Second order nonlinear ODE. How to begin solving it?

[2sin54]

Homework Statement

This is not the exact problem that I want to solve but I will use this as a guidance tool:
$y'' - (y')^2 + y^3 = 0$
where y is the function of x

2. The attempt at a solution

I tried doing a substitution $u(x) = y'(x)$ which leads to
$u' - u^2 + y^3 = 0$ where both u and y are functions of x so this does not work.

I tried doing a substitution $u(y(x)) = y'(x)$ which leads to
$u_y'y' - u^2 + y^3 = 0$ here I have the derivative of u with respect to y and the derivative of y w. r. t. x which I never really encountered in solving these equations (maybe it is the right way and I should somehow proceed?).

Tried substitutions with $(y')^2$ which did not get me far.

Methods like variation of parameters cannot be applied here since there's no independent variable function (at least to the original dif. equation).

Any tips?

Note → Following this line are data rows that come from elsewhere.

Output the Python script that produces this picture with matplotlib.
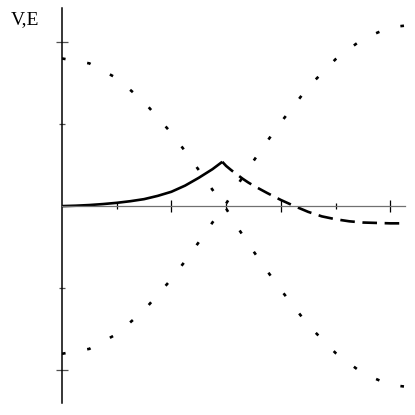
import matplotlib
matplotlib.use("Agg")
import matplotlib.pyplot as plt

# Potential / energy curves
x_dot = [0.0, 0.5, 1.0, 1.5, 2.0, 2.25, 2.5, 2.75, 3.0, 3.25, 3.5, 3.75, 4.0, 4.5, 5.0, 5.5, 6.0, 6.27]
f_dot = [1.80, 1.74, 1.56, 1.27, 0.89, 0.67, 0.44, 0.20, -0.03, -0.30, -0.55, -0.79, -1.02, -1.45, -1.79, -2.04, -2.18, -2.20]
f_dot_neg = [-v for v in f_dot]

x_solid = [0.0, 0.25, 0.5, 0.75, 1.0, 1.25, 1.5, 1.75, 2.0, 2.25, 2.5, 2.75, 2.93]
g_solid = [0.0, 0.005, 0.013, 0.025, 0.04, 0.06, 0.085, 0.125, 0.175, 0.25, 0.345, 0.45, 0.54]

x_dash = [2.93, 3.0, 3.1, 3.2, 3.3, 3.4, 3.5, 3.75, 4.0, 4.25, 4.5, 4.75, 5.0, 5.25, 5.5, 6.0, 6.27]
g_dash = [0.54, 0.49, 0.435, 0.385, 0.335, 0.29, 0.25, 0.16, 0.075, 0.0, -0.07, -0.125, -0.16, -0.185, -0.20, -0.21, -0.21]

x_major = [2, 4, 6]
x_minor = [1, 3, 5]
y_major = [-2, 2]
y_minor = [-1, 1]

plt.rcParams['lines.scale_dashes'] = False

W = 415
fig = plt.figure(figsize=(4.15, 4.15), dpi=100)
ax = fig.add_axes([62 / W, 12 / W, (405 - 62) / W, (403 - 8) / W])
ax.set_xlim(0, 6.27)
ax.set_ylim(-2.40, 2.415)

ax.plot(x_dot, f_dot, color='black', lw=1.9, linestyle=(0, (2.6, 15.8)), dash_capstyle='butt')
ax.plot(x_dot, f_dot_neg, color='black', lw=1.9, linestyle=(0, (2.6, 15.8)), dash_capstyle='butt')
ax.plot(x_solid, g_solid, color='black', lw=1.9, solid_capstyle='butt', solid_joinstyle='round')
ax.plot(x_dash, g_dash, color='black', lw=1.9, linestyle=(0, (10.5, 5.5)), dash_capstyle='butt')

for s in ['top', 'right']:
    ax.spines[s].set_visible(False)
ax.spines['left'].set_position(('data', 0))
ax.spines['bottom'].set_position(('data', 0))
ax.spines['left'].set_linewidth(1.1)
ax.spines['left'].set_color('black')
ax.spines['bottom'].set_linewidth(0.9)
ax.spines['bottom'].set_color('#707070')

ax.set_xticks(x_major)
ax.set_xticks(x_minor, minor=True)
ax.set_yticks(y_major)
ax.set_yticks(y_minor, minor=True)
ax.set_xticklabels([])
ax.set_yticklabels([])
ax.tick_params(axis='x', which='major', direction='inout', length=8, width=0.9, color='black')
ax.tick_params(axis='x', which='minor', direction='inout', length=5, width=0.9, color='black')
ax.tick_params(axis='y', which='major', direction='inout', length=8, width=0.9, color='#505050')
ax.tick_params(axis='y', which='minor', direction='inout', length=5, width=0.9, color='#505050')

fig.text(11 / W, 1 - 20 / W, 'V,E', fontsize=14, family='Liberation Serif', va='center', ha='left')

fig.savefig('out.png', dpi=100, facecolor='white')
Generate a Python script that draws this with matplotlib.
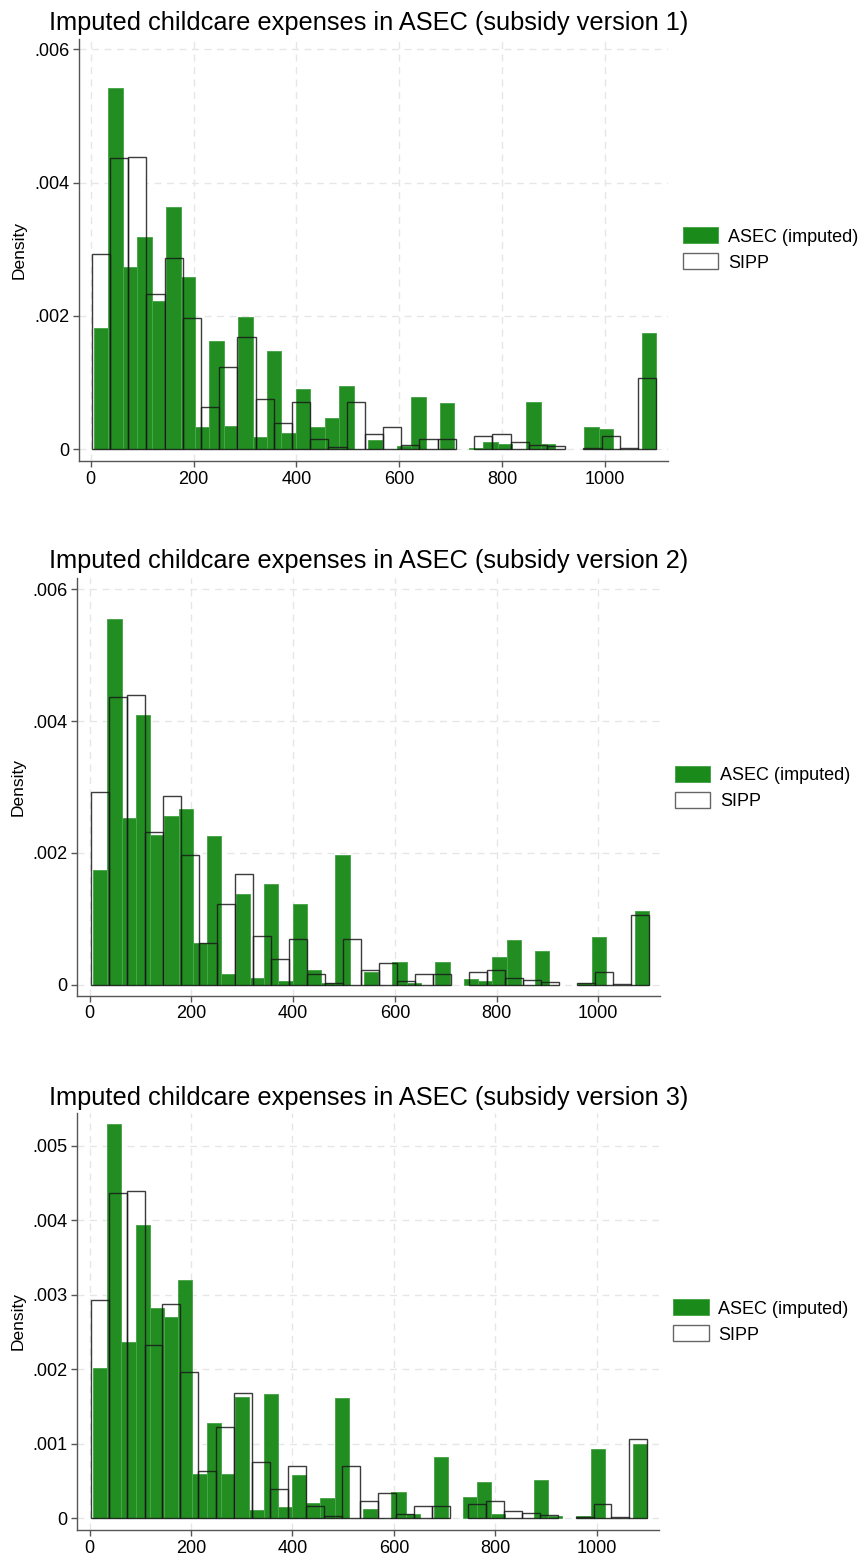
import numpy as np
from matplotlib import pyplot as plt
from matplotlib.patches import Patch
from matplotlib.ticker import FuncFormatter, MultipleLocator

plt.rcParams['font.family'] = ['Liberation Sans', 'DejaVu Sans']

# histogram bins
asec_start, asec_width, asec_nbins = 6.5, 28.04, 39
sipp_start, sipp_width, sipp_nbins = 2.0, 35.42, 31

# SIPP density, same in all three panels
sipp = [0.002923, 0.00437, 0.00439, 0.002323, 0.002869, 0.001962, 0.000626,
        0.001227, 0.001677, 0.000746, 0.00039, 0.000701, 0.000155, 0.000025,
        0.000701, 0.000228, 0.000335, 0.00006, 0.000155, 0.000155, 0.0,
        0.00019, 0.000225, 0.0001, 0.000065, 0.00004, 0.0, 0.00002, 0.00019,
        0.00001, 0.00106]

# ASEC imputed density, one list per subsidy version
asec_v1 = [0.001817, 0.005427, 0.002733, 0.003184, 0.002223, 0.00364, 0.002588,
           0.00033, 0.001627, 0.00034, 0.001987, 0.000185, 0.001472, 0.00024,
           0.000896, 0.00033, 0.000466, 0.000941, 0.0, 0.00014, 0.0, 0.00005,
           0.00078, 0.0, 0.00069, 0.0, 0.000015, 0.00011, 0.000075, 0.0,
           0.000706, 0.000075, 0.0, 0.0, 0.000325, 0.0003, 0.0, 0.0, 0.001737]
asec_v2 = [0.001735, 0.005555, 0.002535, 0.004093, 0.002272, 0.002565, 0.002671,
           0.000627, 0.002256, 0.000162, 0.001371, 0.0001, 0.001533, 0.00006,
           0.001224, 0.000223, 0.00002, 0.001968, 0.0, 0.000192, 0.0, 0.000344,
           0.00003, 0.0, 0.000344, 0.0, 0.00008, 0.00006, 0.000425, 0.000678,
           0.0, 0.000516, 0.0, 0.0, 0.00003, 0.000718, 0.0, 0.0, 0.001118]
asec_v3 = [0.00201, 0.005287, 0.002368, 0.003935, 0.00282, 0.002704, 0.003192,
           0.000586, 0.001271, 0.000591, 0.00162, 0.000107, 0.00167, 0.000143,
           0.000577, 0.0002, 0.000269, 0.001616, 0.0, 0.000116, 0.0, 0.000354,
           0.00005, 0.0, 0.000819, 0.0, 0.000278, 0.000483, 0.00006, 0.0, 0.0,
           0.000506, 0.00003, 0.0, 0.00003, 0.000931, 0.0, 0.0, 0.000994]

titles = ['Imputed childcare expenses in ASEC (subsidy version 1)',
          'Imputed childcare expenses in ASEC (subsidy version 2)',
          'Imputed childcare expenses in ASEC (subsidy version 3)']
legend_labels = ['ASEC (imputed)', 'SIPP']

W, H = 864, 1559
green = '#1a8a1a'

# layout in pixels: axes box (left, top, right, bottom), title baseline, legend top-left
panels = [
    dict(data=asec_v1, box=(79, 39, 668, 461), xlim=(-22.8, 1123), ylim=(-0.00018, 0.006157),
         ystep=0.002, title_y=30, leg=(682.7, 227.3)),
    dict(data=asec_v2, box=(77.3, 578, 660, 995.7), xlim=(-24.4, 1121.4), ylim=(-0.000167, 0.006172),
         ystep=0.002, title_y=568, leg=(675, 765.7)),
    dict(data=asec_v3, box=(77.3, 1113, 659, 1530), xlim=(-24.3, 1122.9), ylim=(-0.000161, 0.005438),
         ystep=0.001, title_y=1105, leg=(673.3, 1299.3)),
]


def dens_fmt(v, pos):
    if abs(v) < 1e-9:
        return '0'
    return '{:.3f}'.format(v).lstrip('0')


fig = plt.figure(figsize=(W / 100, H / 100), dpi=100)

sipp_h = np.array(sipp)
sipp_x = sipp_start + sipp_width * np.arange(sipp_nbins)
sipp_ok = sipp_h > 0

for i, p in enumerate(panels):
    l, t, r, b = p['box']
    ax = fig.add_axes([l / W, 1 - b / H, (r - l) / W, (b - t) / H])

    asec_h = np.array(p['data'])
    asec_x = asec_start + asec_width * np.arange(asec_nbins)
    ok = asec_h > 0

    # SIPP white fill, green on top, then SIPP outlines over everything
    ax.bar(sipp_x[sipp_ok], sipp_h[sipp_ok], width=sipp_width, align='edge',
           color='white', linewidth=0, zorder=2)
    ax.bar(asec_x[ok], asec_h[ok], width=asec_width, align='edge',
           color=green, edgecolor='#4aa64a', linewidth=0.7, alpha=0.97, zorder=3)
    ax.bar(sipp_x[sipp_ok], sipp_h[sipp_ok], width=sipp_width, align='edge',
           facecolor='none', edgecolor='#1a1a1a', linewidth=1.0, alpha=0.85, zorder=4)

    ax.set_xlim(*p['xlim'])
    ax.set_ylim(*p['ylim'])
    ax.xaxis.set_major_locator(MultipleLocator(200))
    ax.yaxis.set_major_locator(MultipleLocator(p['ystep']))
    ax.yaxis.set_major_formatter(FuncFormatter(dens_fmt))

    ax.grid(True, color='#e6e6e6', linestyle=(0, (5, 4)), linewidth=1.0, zorder=0)
    ax.set_axisbelow(True)
    for s in ['top', 'right']:
        ax.spines[s].set_visible(False)
    for s in ['left', 'bottom']:
        ax.spines[s].set_color('#555555')
        ax.spines[s].set_linewidth(1.0)
    ax.tick_params(axis='both', direction='out', length=4, width=1, color='#555555',
                   labelsize=13, pad=3)
    ax.set_ylabel('Density', fontsize=12.5, labelpad=5)

    fig.text(49 / W, 1 - p['title_y'] / H, titles[i], fontsize=18.3,
             ha='left', va='baseline')

    handles = [Patch(facecolor=green, edgecolor='#4aa64a', linewidth=0.7),
               Patch(facecolor='white', edgecolor='#666666', linewidth=1.0)]
    lx, ly = p['leg']
    fig.legend(handles, legend_labels, loc='upper left',
               bbox_to_anchor=(lx / W, 1 - ly / H), frameon=False, fontsize=13,
               handlelength=1.95, handleheight=1.0, handletextpad=0.55,
               labelspacing=0.43, borderpad=0, borderaxespad=0)

fig.savefig('out.png', dpi=100)
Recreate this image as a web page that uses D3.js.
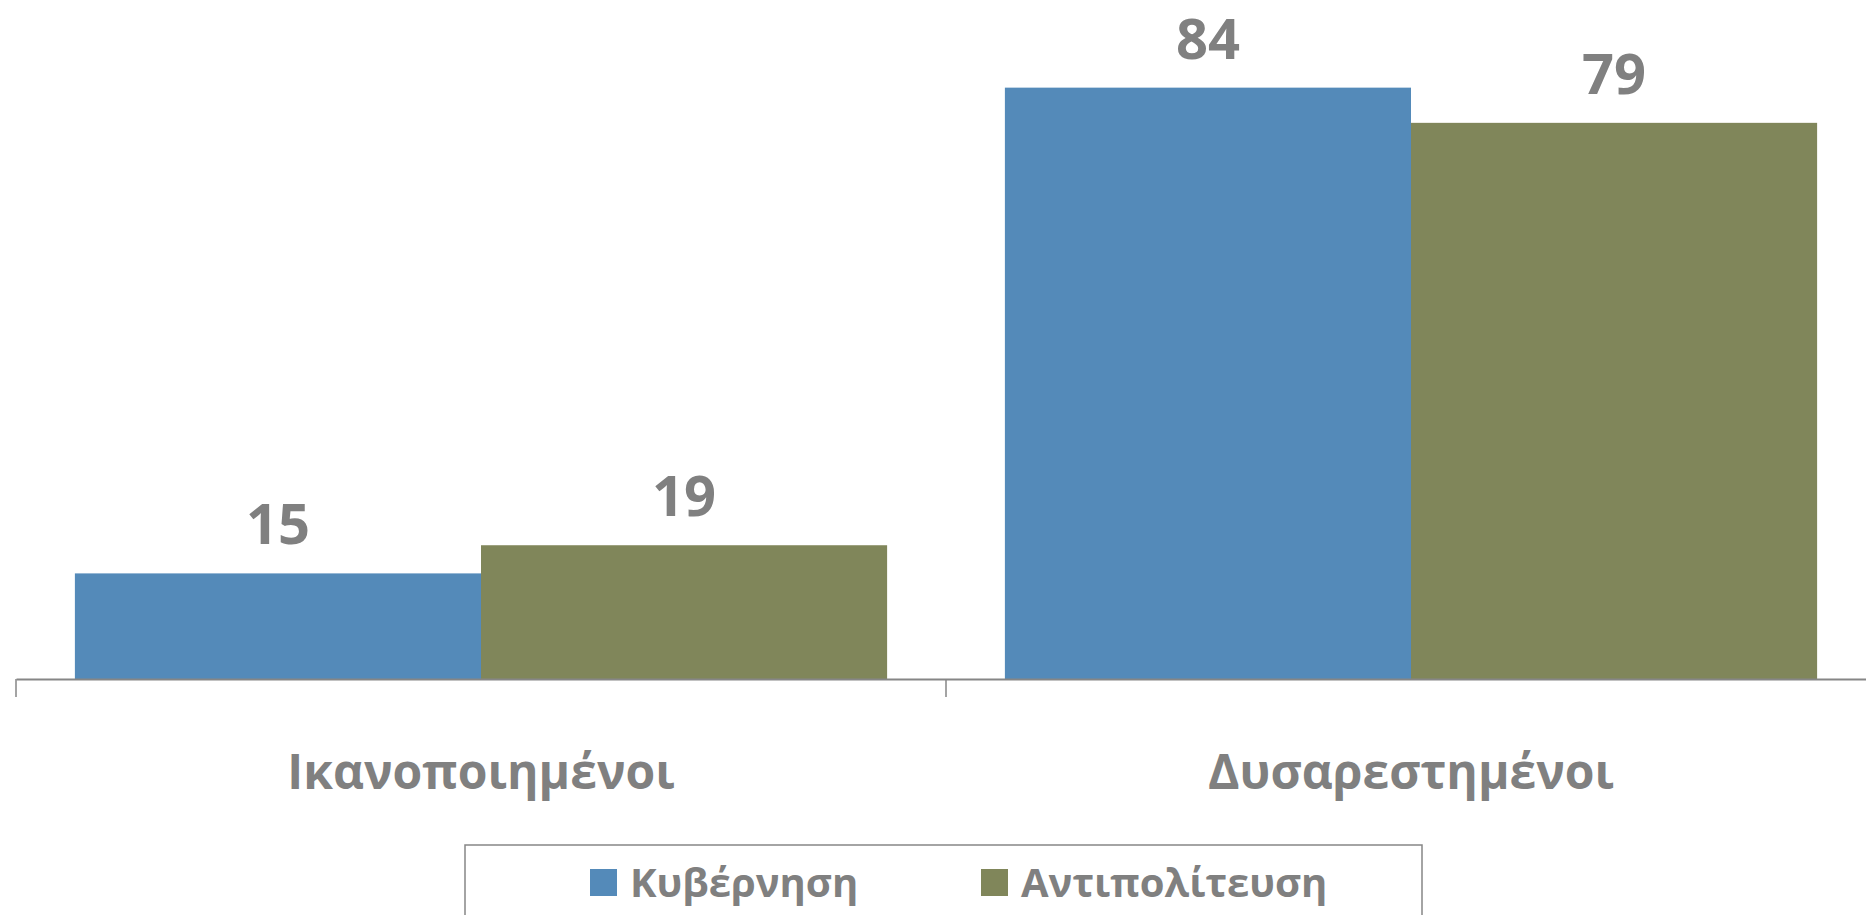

For the original problem the initial conditions are given but I suppose they are not necessary to understand the method of approaching these kind of problems?

 

[ehild]

The fusion of your ideas considering y as independent variable and substituting u = (y')² will certainly work.
Setting y as independent variable,
$y'' = \frac {dy'}{dy} \frac {dy}{dx}=0.5 \frac {d(y')^2}{dx}$

Substituting u=(y')^2:

$0.5 \frac {du}{dx}-u+y^3=0$

You got a first-order linear equation for u, which can be solved by the integrating factor method, for example. Knowing u(y), dy/dx=sqrt(u(y)). You need to integrate, but it is not sure the integral can be obtained in terms of elementary functions.

ehild

 

[2sin54]

Thank you for the help. I now recall getting the same integrating factor once but I abandoned the solution. I get confused when there is no answer in elementary functions which is the case here.